What is Sound Pressure Level (SPL)
Various people can perceive sound level differently, therefore it is highly useful to objectively measure sound levels and express them in numerical terms. To understand what sound pressure level is we must first understand what ‘Sound Pressure’ is. Sound pressure (p) is the average variation in atmospheric pressure caused by the sound, expressed in pascal (Pa).
Sound pressure level (SPL) describes the pressure of a sound wave, expressed in decibels (dB) relative to the reference pressure of 20 µP (micro-pascals) or N/m2. In other words, it is the ratio of the absolute sound pressure against a reference level of sound in the air. 0 dB SPL is the average threshold of hearing of sound at the frequency of 1 kHz for young healthy adults.
Now, most loudspeakers’ specification sheets mention two different SPL values that are defined differently.
- The Peak Sound Pressure (Lpeak) which is the maximum instantaneous sound pressure during a measurement period.
- The Equivalent Continuous Sound Pressure, which is the logarithm of the ratio of a given RMS SPL, during a stated time interval, to the reference sound pressure.
Additionally, the conditions under which the measurements were taken should always be stated along with the SPL value in order to be scientifically valid and repeatable. Example: maximum short-term sine wave acoustic output, on axis, in half space, averaged from 100 Hz to 3 kHz at 1 meter.
What about Active Loudspeaker Specifications
Active loudspeakers usually comprise one driver per frequency band, each fitted with a dedicated power amplifier and preceded by an electronic crossover filter, which separates the low-level audio signal into the frequency bands to be handled by each drivers. This approach enables the use of complex active filters on the low-level input signal, without the need to use passive crossovers and their associated compromises.
Now, you will have noticed that manufacturers of active loudspeaker systems never state driver sensitivity, efficiency or impedance. Why is that? Well, these loudspeakers are designed as complete ‘systems’, where the manufacturer has carefully chosen optimal driver sensitivity that best match each individual power amplifier section in the system.
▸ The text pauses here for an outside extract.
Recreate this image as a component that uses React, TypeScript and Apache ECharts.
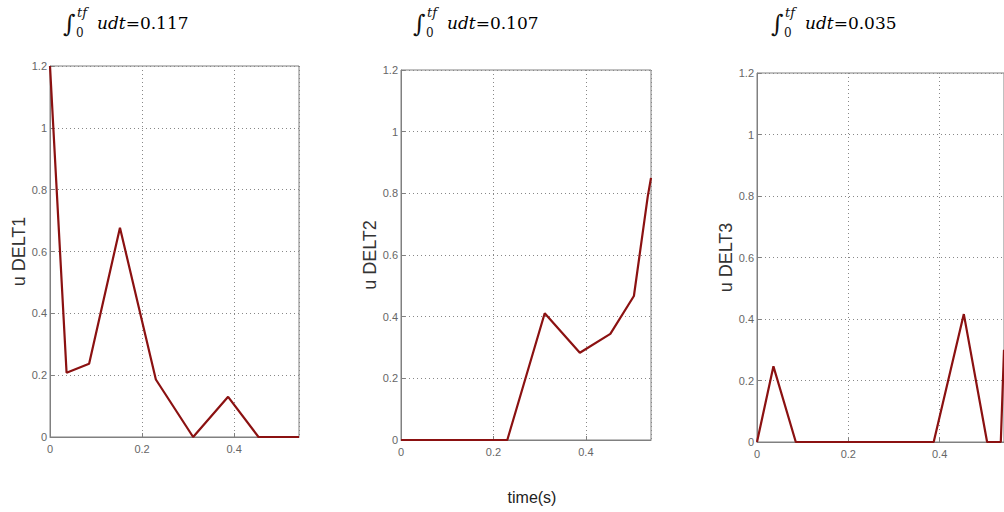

For such systems, the specifications that actually matter are the SPL values – basically, how loud these systems can reproduce sound at a given distance.
Having read this far, you now probably understand that power amplifier output capabilities as well as driver sensitivity, efficiency, impedance and physical limitations are design parameters that are variable. During the development of an active loudspeaker, R&D engineers will select the right set of parameters to achieve a certain target specification (peak and continuous SPL).
In active loudspeaker designs, there are myriads of power amplifier and driver parameter combinations that can technically lead to the same SPL specification. Lower sensitivity drivers will need more amplifier power, and vice-versa, different driver impedance will require different amplifier output capability, etc.
It is worth noting as well that the cost of adding more amplification power (watts) is a lot less expensive than having a driver with higher sensitivity (dB/w/m). An inexpensive driver can be paired with a higher output amplifier with a potential lower production cost than having a quality, high-sensitivity driver paired with a low-output power amplifier.
In active loudspeaker systems, the most relevant, sound-related, numerical specifications are the SPL values. In the end, always remember that the sound quality and reproduction fidelity are the most important aspects that you should focus on when choosing an active loudspeaker!